The detainees are held in filthy, life-threatening conditions with inadequate hygiene and medical care. As of late September, one detainee had tested positive for Covid-19 and the World Health Organization warned of a “significant risk” of high transmission in the camps.

Religious Freedom

In April, the Supreme Court of Canada refused to hear an appeal by civil rights groups seeking to prevent implementation of portions of Bill 21, a 2019 Quebec provincial law  banning certain categories of civil servants from wearing religious symbols at work, pending a ruling on its constitutionality. The controversial law banning the wearing of religious symbols (including hijabs, kippahs, and turbans) by teachers, police officers, and judges among others also prohibits anyone with religious face coverings from receiving government services, including healthcare and public transit. The Quebec Court of Appeal had previously refused to pause implementation of key provisions of the law pending resolution of the legal challenges in part because, in enacting the law, Quebec had preemptively invoked the exceptional “notwithstanding” clause in Canada’s constitution. The clause allows provincial or federal authorities to temporarily override some guarantees of the Charter of Rights and Freedoms. Supreme Court refusal to hear the appeal left the provincial court decision in effect.

Key International Actors

In May, six United Nations special rapporteurs and members of two UN working groups called on Canada to secure the urgent release and repatriation of a 5-year-old Canadian orphan detained in a camp for ISIS suspects and their families in northeast Syria. The UN experts noted that “Canada has primary responsibility for ensuring that she is treated with humanity and respect of her dignity and human rights” and urged the Trudeau government to “consolidate and deepen its efforts to enable her safe return.”

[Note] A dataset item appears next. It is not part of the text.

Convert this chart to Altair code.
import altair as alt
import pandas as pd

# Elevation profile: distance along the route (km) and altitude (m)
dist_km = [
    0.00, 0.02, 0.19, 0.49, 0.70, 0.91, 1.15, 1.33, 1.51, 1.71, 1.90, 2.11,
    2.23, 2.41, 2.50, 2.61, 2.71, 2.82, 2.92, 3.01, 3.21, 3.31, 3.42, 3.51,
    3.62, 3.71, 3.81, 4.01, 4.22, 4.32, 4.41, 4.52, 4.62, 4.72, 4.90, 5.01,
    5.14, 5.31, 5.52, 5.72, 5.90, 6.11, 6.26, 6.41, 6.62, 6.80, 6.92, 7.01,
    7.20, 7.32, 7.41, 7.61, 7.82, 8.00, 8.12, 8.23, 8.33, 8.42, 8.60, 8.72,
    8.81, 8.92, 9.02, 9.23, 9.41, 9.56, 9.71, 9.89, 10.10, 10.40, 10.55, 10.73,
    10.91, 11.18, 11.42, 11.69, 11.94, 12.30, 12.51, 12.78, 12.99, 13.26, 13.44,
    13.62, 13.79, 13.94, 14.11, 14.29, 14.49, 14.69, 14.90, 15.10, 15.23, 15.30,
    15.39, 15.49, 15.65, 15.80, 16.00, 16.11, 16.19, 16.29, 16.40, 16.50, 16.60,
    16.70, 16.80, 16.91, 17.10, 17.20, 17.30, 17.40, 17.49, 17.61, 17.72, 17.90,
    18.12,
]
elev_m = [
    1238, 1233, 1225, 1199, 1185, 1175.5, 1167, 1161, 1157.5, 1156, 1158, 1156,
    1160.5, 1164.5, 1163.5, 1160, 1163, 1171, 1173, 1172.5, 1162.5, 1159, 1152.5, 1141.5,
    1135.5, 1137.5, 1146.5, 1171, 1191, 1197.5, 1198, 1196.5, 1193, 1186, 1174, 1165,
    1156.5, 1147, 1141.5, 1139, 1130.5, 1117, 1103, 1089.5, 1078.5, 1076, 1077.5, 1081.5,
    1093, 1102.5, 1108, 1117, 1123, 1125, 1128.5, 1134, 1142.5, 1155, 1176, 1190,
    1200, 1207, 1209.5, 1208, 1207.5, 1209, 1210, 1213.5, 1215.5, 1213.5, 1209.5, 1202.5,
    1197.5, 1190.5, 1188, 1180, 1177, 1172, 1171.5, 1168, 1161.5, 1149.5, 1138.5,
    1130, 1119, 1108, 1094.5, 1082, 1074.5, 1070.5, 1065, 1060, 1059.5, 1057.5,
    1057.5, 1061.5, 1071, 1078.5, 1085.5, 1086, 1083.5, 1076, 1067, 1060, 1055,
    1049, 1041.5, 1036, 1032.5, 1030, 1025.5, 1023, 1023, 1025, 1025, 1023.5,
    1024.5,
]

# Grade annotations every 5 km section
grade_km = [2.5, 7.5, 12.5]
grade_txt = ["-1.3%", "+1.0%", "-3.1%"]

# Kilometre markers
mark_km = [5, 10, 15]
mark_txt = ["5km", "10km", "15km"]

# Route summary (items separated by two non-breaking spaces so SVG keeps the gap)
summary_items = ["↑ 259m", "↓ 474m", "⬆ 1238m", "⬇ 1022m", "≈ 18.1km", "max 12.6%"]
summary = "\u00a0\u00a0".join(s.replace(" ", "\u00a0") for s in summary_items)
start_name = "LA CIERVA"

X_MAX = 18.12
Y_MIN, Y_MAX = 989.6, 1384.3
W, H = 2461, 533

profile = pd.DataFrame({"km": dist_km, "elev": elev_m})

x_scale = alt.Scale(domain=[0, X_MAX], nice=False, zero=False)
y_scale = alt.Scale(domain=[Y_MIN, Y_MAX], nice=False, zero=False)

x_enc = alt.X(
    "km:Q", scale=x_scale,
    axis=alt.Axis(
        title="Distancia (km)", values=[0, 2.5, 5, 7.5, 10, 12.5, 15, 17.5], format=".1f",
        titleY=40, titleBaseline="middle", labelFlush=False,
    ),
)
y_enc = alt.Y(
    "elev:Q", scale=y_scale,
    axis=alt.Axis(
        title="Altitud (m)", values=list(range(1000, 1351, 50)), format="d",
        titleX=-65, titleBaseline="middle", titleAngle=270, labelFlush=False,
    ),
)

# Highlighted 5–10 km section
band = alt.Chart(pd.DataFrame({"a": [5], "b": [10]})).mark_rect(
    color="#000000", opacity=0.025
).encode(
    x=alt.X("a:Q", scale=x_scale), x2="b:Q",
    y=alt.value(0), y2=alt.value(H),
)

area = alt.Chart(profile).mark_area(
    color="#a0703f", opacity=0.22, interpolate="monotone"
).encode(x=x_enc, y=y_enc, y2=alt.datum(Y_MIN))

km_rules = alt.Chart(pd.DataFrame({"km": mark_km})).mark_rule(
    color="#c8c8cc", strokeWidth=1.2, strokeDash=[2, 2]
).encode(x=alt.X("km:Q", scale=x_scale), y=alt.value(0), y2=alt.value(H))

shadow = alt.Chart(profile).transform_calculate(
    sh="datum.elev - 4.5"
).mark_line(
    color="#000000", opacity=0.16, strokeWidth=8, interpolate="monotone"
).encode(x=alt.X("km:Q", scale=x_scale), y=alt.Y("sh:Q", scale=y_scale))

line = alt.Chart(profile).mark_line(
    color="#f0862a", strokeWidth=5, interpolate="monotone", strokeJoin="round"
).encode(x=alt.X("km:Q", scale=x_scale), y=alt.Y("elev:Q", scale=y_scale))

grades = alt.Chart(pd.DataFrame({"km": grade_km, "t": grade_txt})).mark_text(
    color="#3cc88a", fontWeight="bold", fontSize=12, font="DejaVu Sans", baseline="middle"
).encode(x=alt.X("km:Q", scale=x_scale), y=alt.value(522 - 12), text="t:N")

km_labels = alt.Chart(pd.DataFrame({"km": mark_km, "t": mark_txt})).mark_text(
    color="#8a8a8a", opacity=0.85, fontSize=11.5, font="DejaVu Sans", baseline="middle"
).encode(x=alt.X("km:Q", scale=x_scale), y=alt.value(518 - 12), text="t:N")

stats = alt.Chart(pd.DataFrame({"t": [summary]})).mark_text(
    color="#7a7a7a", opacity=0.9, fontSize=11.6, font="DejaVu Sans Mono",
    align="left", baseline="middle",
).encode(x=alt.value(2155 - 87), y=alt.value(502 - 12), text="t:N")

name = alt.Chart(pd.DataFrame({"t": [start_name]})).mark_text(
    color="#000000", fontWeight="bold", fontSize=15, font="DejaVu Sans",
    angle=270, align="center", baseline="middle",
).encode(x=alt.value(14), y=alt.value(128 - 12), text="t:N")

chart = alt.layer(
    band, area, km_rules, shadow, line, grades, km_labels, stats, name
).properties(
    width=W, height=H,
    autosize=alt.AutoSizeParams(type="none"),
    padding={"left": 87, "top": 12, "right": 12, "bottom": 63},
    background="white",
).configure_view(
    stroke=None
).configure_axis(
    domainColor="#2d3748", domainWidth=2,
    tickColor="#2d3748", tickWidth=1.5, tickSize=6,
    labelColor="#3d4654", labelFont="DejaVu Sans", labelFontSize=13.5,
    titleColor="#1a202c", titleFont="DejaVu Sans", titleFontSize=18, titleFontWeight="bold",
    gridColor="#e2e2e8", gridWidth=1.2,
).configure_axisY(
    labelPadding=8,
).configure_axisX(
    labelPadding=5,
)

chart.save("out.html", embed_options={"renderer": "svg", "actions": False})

In a report released in September, the UN special rapporteur on hazardous substances called on Canada to “ ensure that the environmental standards on reserves are as strong as or stronger than the standards on neighboring provincial, territorial and federal lands, to ensure equal protection for Indigenous persons.”

Foreign Policy

In September, Canada announced its intention to intervene, together with the Netherlands, in Gambia’s case before the International Court of Justice alleging that Myanmar’s atrocities against the Rohingya violated the Genocide Convention. 

At the September session of the UN Human Rights Council, Canada joined 32 other governments in condemning Saudi Arabia’s human rights record and calling for the release of all political dissidents and women’s rights activists, accountability for past abuses, and an end to persistent discrimination against women. Canada has also supported joint statements condemning China’s rights violations, and is a member of UN core groups addressing the rights situations in Yemen and Sri Lanka.

A report released in September from the UN Group of Eminent International and Regional Experts on Yemen named Canada for the first time as one of the countries helping to fuel the conflict through its arms transfers to Saudi Arabia and the United Arab Emirates. The report urged all states to refrain from providing arms and military support to the parties to the conflict.